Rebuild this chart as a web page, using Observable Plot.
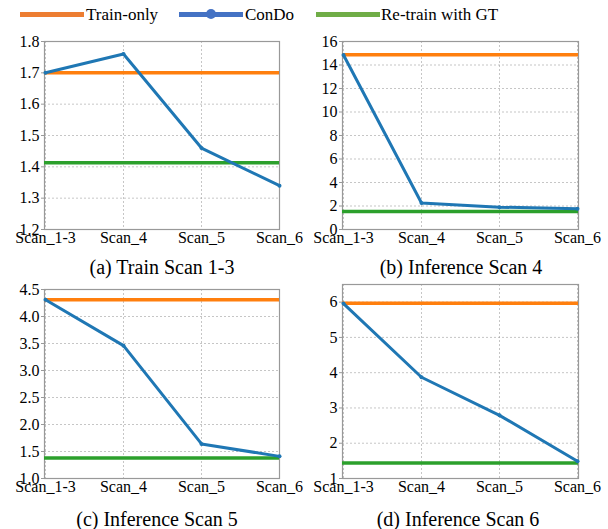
<!DOCTYPE html>
<html><head><meta charset="utf-8">
<style>
body{margin:0;background:#fff;font-family:'Liberation Serif',serif;}
#root{position:relative;width:608px;height:529px;font-family:'Liberation Serif',serif;color:#000;overflow:hidden}
#root svg, #root svg text{font-family:'Liberation Serif',serif !important}
.abs{position:absolute}
.title{position:absolute;font-size:20px;transform:translate(-50%,-50%);white-space:nowrap;line-height:1;font-family:'Liberation Serif',serif}
.lg-line{position:absolute;height:5px}
.lg-text{position:absolute;font-size:17px;line-height:1;transform:translateY(-50%);white-space:nowrap;font-family:'Liberation Serif',serif}
.lg-dot{position:absolute;width:10px;height:10px;border-radius:50%}
</style>
<script src="https://cdn.jsdelivr.net/npm/d3@7"></script>
<script src="https://cdn.jsdelivr.net/npm/@observablehq/plot@0.6"></script>
</head><body><div id="root"></div>
<script>
const categories = ["Scan_1-3", "Scan_4", "Scan_5", "Scan_6"];
const seriesNames = ["Train-only", "ConDo", "Re-train with GT"];
const panelTitles = ["(a) Train Scan 1-3", "(b) Inference Scan 4", "(c) Inference Scan 5", "(d) Inference Scan 6"];

const condoA = [1.70, 1.76, 1.46, 1.34];
const condoB = [14.85, 2.25, 1.9, 1.76];
const condoC = [4.31, 3.46, 1.64, 1.41];
const condoD = [5.96, 3.87, 2.79, 1.49];

const trainOnly = [1.70, 14.88, 4.31, 5.97];
const retrainGT = [1.413, 1.53, 1.38, 1.44];

const yDomainA = [1.2, 1.8], yTicksA = [1.2, 1.3, 1.4, 1.5, 1.6, 1.7, 1.8];
const yDomainB = [0, 16],    yTicksB = [0, 2, 4, 6, 8, 10, 12, 14, 16];
const yDomainC = [1, 4.5],   yTicksC = [1.0, 1.5, 2.0, 2.5, 3.0, 3.5, 4.0, 4.5];
const yDomainD = [1, 6.5],   yTicksD = [1, 2, 3, 4, 5, 6];

const colTrain = "#ff7f0e", colCondo = "#1f77b4", colGT = "#2ca02c";
const lgTrain = "#ed7d31", lgCondo = "#4472c4", lgGT = "#70ad47";

const root = document.getElementById("root");
const FONT = "Liberation Serif";

function panel(cfg) {
  const data = categories.map((c, i) => ({scan: c, v: cfg.condo[i]}));
  const p = Plot.plot({
    width: cfg.w, height: cfg.h,
    marginLeft: cfg.ml, marginRight: cfg.mr, marginTop: cfg.mt, marginBottom: cfg.mb,
    style: {fontFamily: FONT, fontSize: "16px", background: "transparent", overflow: "visible"},
    x: {type: "point", domain: categories, padding: 0, label: null},
    y: {domain: cfg.domain, label: null},
    marks: [
      Plot.gridY(cfg.ticks, {stroke: "#999", strokeOpacity: 0.7, strokeDasharray: "2,2", strokeWidth: 0.8}),
      Plot.gridX(categories, {stroke: "#999", strokeOpacity: 0.7, strokeDasharray: "2,2", strokeWidth: 0.8}),
      Plot.frame({stroke: "#999", strokeWidth: 1.2}),
      Plot.axisY(cfg.ticks, {label: null, tickSize: 3, tickPadding: 2, stroke: "#999", tickFormat: cfg.fmt, fill: "#000", fontSize: 16}),
      Plot.axisX(categories, {label: null, tickSize: 0, tickPadding: 2, fill: "#000", fontSize: 16}),
      Plot.ruleY([cfg.train], {stroke: colTrain, strokeWidth: 3.5}),
      Plot.ruleY([cfg.gt], {stroke: colGT, strokeWidth: 3.5}),
      Plot.line(data, {x: "scan", y: "v", stroke: colCondo, strokeWidth: 3}),
      Plot.dot(data, {x: "scan", y: "v", r: 2, fill: colCondo})
    ]
  });
  p.classList.add("abs");
  p.style.left = cfg.left + "px";
  p.style.top = cfg.top + "px";
  p.setAttribute("font-family", FONT);
  p.querySelectorAll("text").forEach(t => t.style.fontFamily = "'Liberation Serif'");
  root.appendChild(p);
}

panel({left: 0, top: 30, w: 300, h: 220, ml: 44, mr: 21, mt: 11, mb: 21,
  domain: yDomainA, ticks: yTicksA, fmt: d3.format(".1f"), condo: condoA, train: trainOnly[0], gt: retrainGT[0]});
panel({left: 300, top: 30, w: 308, h: 220, ml: 42, mr: 30, mt: 11, mb: 21,
  domain: yDomainB, ticks: yTicksB, fmt: d3.format("d"), condo: condoB, train: trainOnly[1], gt: retrainGT[1]});
panel({left: 0, top: 270, w: 300, h: 230, ml: 44, mr: 21, mt: 19, mb: 22,
  domain: yDomainC, ticks: yTicksC, fmt: d3.format(".1f"), condo: condoC, train: trainOnly[2], gt: retrainGT[2]});
panel({left: 300, top: 270, w: 308, h: 230, ml: 42, mr: 30, mt: 14, mb: 22,
  domain: yDomainD, ticks: yTicksD, fmt: d3.format("d"), condo: condoD, train: trainOnly[3], gt: retrainGT[3]});

// titles
const titlePos = [[162, 266.5], [461, 266.5], [157, 518.5], [458, 518.5]];
panelTitles.forEach((t, i) => {
  const d = document.createElement("div");
  d.className = "title";
  d.textContent = t;
  d.style.fontFamily = "'Liberation Serif'";
  d.style.left = titlePos[i][0] + "px";
  d.style.top = titlePos[i][1] + "px";
  root.appendChild(d);
});

// legend
const lgItems = [
  {name: seriesNames[0], color: lgTrain, x0: 20, x1: 84, tx: 86, dot: false},
  {name: seriesNames[1], color: lgCondo, x0: 179, x1: 243, tx: 245, dot: true},
  {name: seriesNames[2], color: lgGT, x0: 316, x1: 380, tx: 381, dot: false}
];
lgItems.forEach(it => {
  const l = document.createElement("div");
  l.className = "lg-line";
  l.style.left = it.x0 + "px"; l.style.width = (it.x1 - it.x0) + "px";
  l.style.top = "11.5px"; l.style.background = it.color;
  root.appendChild(l);
  if (it.dot) {
    const c = document.createElement("div");
    c.className = "lg-dot";
    c.style.left = ((it.x0 + it.x1) / 2 - 5) + "px"; c.style.top = "9px"; c.style.background = it.color;
    root.appendChild(c);
  }
  const t = document.createElement("div");
  t.className = "lg-text";
  t.textContent = it.name;
  t.style.fontFamily = "'Liberation Serif'";
  t.style.left = it.tx + "px"; t.style.top = "14px";
  root.appendChild(t);
});
</script></body></html>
=====
- **To do**
Restate the whole of the material word for word without the pictures.

- **Output**
Rebuild this chart as a web page, using Observable Plot.
<!DOCTYPE html>
<html><head><meta charset="utf-8">
<style>
body{margin:0;background:#fff;font-family:'Liberation Serif',serif;}
#root{position:relative;width:608px;height:529px;font-family:'Liberation Serif',serif;color:#000;overflow:hidden}
#root svg, #root svg text{font-family:'Liberation Serif',serif !important}
.abs{position:absolute}
.title{position:absolute;font-size:20px;transform:translate(-50%,-50%);white-space:nowrap;line-height:1;font-family:'Liberation Serif',serif}
.lg-line{position:absolute;height:5px}
.lg-text{position:absolute;font-size:17px;line-height:1;transform:translateY(-50%);white-space:nowrap;font-family:'Liberation Serif',serif}
.lg-dot{position:absolute;width:10px;height:10px;border-radius:50%}
</style>
<script src="https://cdn.jsdelivr.net/npm/d3@7"></script>
<script src="https://cdn.jsdelivr.net/npm/@observablehq/plot@0.6"></script>
</head><body><div id="root"></div>
<script>
const categories = ["Scan_1-3", "Scan_4", "Scan_5", "Scan_6"];
const seriesNames = ["Train-only", "ConDo", "Re-train with GT"];
const panelTitles = ["(a) Train Scan 1-3", "(b) Inference Scan 4", "(c) Inference Scan 5", "(d) Inference Scan 6"];

const condoA = [1.70, 1.76, 1.46, 1.34];
const condoB = [14.85, 2.25, 1.9, 1.76];
const condoC = [4.31, 3.46, 1.64, 1.41];
const condoD = [5.96, 3.87, 2.79, 1.49];

const trainOnly = [1.70, 14.88, 4.31, 5.97];
const retrainGT = [1.413, 1.53, 1.38, 1.44];

const yDomainA = [1.2, 1.8], yTicksA = [1.2, 1.3, 1.4, 1.5, 1.6, 1.7, 1.8];
const yDomainB = [0, 16],    yTicksB = [0, 2, 4, 6, 8, 10, 12, 14, 16];
const yDomainC = [1, 4.5],   yTicksC = [1.0, 1.5, 2.0, 2.5, 3.0, 3.5, 4.0, 4.5];
const yDomainD = [1, 6.5],   yTicksD = [1, 2, 3, 4, 5, 6];

const colTrain = "#ff7f0e", colCondo = "#1f77b4", colGT = "#2ca02c";
const lgTrain = "#ed7d31", lgCondo = "#4472c4", lgGT = "#70ad47";

const root = document.getElementById("root");
const FONT = "Liberation Serif";

function panel(cfg) {
  const data = categories.map((c, i) => ({scan: c, v: cfg.condo[i]}));
  const p = Plot.plot({
    width: cfg.w, height: cfg.h,
    marginLeft: cfg.ml, marginRight: cfg.mr, marginTop: cfg.mt, marginBottom: cfg.mb,
    style: {fontFamily: FONT, fontSize: "16px", background: "transparent", overflow: "visible"},
    x: {type: "point", domain: categories, padding: 0, label: null},
    y: {domain: cfg.domain, label: null},
    marks: [
      Plot.gridY(cfg.ticks, {stroke: "#999", strokeOpacity: 0.7, strokeDasharray: "2,2", strokeWidth: 0.8}),
      Plot.gridX(categories, {stroke: "#999", strokeOpacity: 0.7, strokeDasharray: "2,2", strokeWidth: 0.8}),
      Plot.frame({stroke: "#999", strokeWidth: 1.2}),
      Plot.axisY(cfg.ticks, {label: null, tickSize: 3, tickPadding: 2, stroke: "#999", tickFormat: cfg.fmt, fill: "#000", fontSize: 16}),
      Plot.axisX(categories, {label: null, tickSize: 0, tickPadding: 2, fill: "#000", fontSize: 16}),
      Plot.ruleY([cfg.train], {stroke: colTrain, strokeWidth: 3.5}),
      Plot.ruleY([cfg.gt], {stroke: colGT, strokeWidth: 3.5}),
      Plot.line(data, {x: "scan", y: "v", stroke: colCondo, strokeWidth: 3}),
      Plot.dot(data, {x: "scan", y: "v", r: 2, fill: colCondo})
    ]
  });
  p.classList.add("abs");
  p.style.left = cfg.left + "px";
  p.style.top = cfg.top + "px";
  p.setAttribute("font-family", FONT);
  p.querySelectorAll("text").forEach(t => t.style.fontFamily = "'Liberation Serif'");
  root.appendChild(p);
}

panel({left: 0, top: 30, w: 300, h: 220, ml: 44, mr: 21, mt: 11, mb: 21,
  domain: yDomainA, ticks: yTicksA, fmt: d3.format(".1f"), condo: condoA, train: trainOnly[0], gt: retrainGT[0]});
panel({left: 300, top: 30, w: 308, h: 220, ml: 42, mr: 30, mt: 11, mb: 21,
  domain: yDomainB, ticks: yTicksB, fmt: d3.format("d"), condo: condoB, train: trainOnly[1], gt: retrainGT[1]});
panel({left: 0, top: 270, w: 300, h: 230, ml: 44, mr: 21, mt: 19, mb: 22,
  domain: yDomainC, ticks: yTicksC, fmt: d3.format(".1f"), condo: condoC, train: trainOnly[2], gt: retrainGT[2]});
panel({left: 300, top: 270, w: 308, h: 230, ml: 42, mr: 30, mt: 14, mb: 22,
  domain: yDomainD, ticks: yTicksD, fmt: d3.format("d"), condo: condoD, train: trainOnly[3], gt: retrainGT[3]});

// titles
const titlePos = [[162, 266.5], [461, 266.5], [157, 518.5], [458, 518.5]];
panelTitles.forEach((t, i) => {
  const d = document.createElement("div");
  d.className = "title";
  d.textContent = t;
  d.style.fontFamily = "'Liberation Serif'";
  d.style.left = titlePos[i][0] + "px";
  d.style.top = titlePos[i][1] + "px";
  root.appendChild(d);
});

// legend
const lgItems = [
  {name: seriesNames[0], color: lgTrain, x0: 20, x1: 84, tx: 86, dot: false},
  {name: seriesNames[1], color: lgCondo, x0: 179, x1: 243, tx: 245, dot: true},
  {name: seriesNames[2], color: lgGT, x0: 316, x1: 380, tx: 381, dot: false}
];
lgItems.forEach(it => {
  const l = document.createElement("div");
  l.className = "lg-line";
  l.style.left = it.x0 + "px"; l.style.width = (it.x1 - it.x0) + "px";
  l.style.top = "11.5px"; l.style.background = it.color;
  root.appendChild(l);
  if (it.dot) {
    const c = document.createElement("div");
    c.className = "lg-dot";
    c.style.left = ((it.x0 + it.x1) / 2 - 5) + "px"; c.style.top = "9px"; c.style.background = it.color;
    root.appendChild(c);
  }
  const t = document.createElement("div");
  t.className = "lg-text";
  t.textContent = it.name;
  t.style.fontFamily = "'Liberation Serif'";
  t.style.left = it.tx + "px"; t.style.top = "14px";
  root.appendChild(t);
});
</script></body></html>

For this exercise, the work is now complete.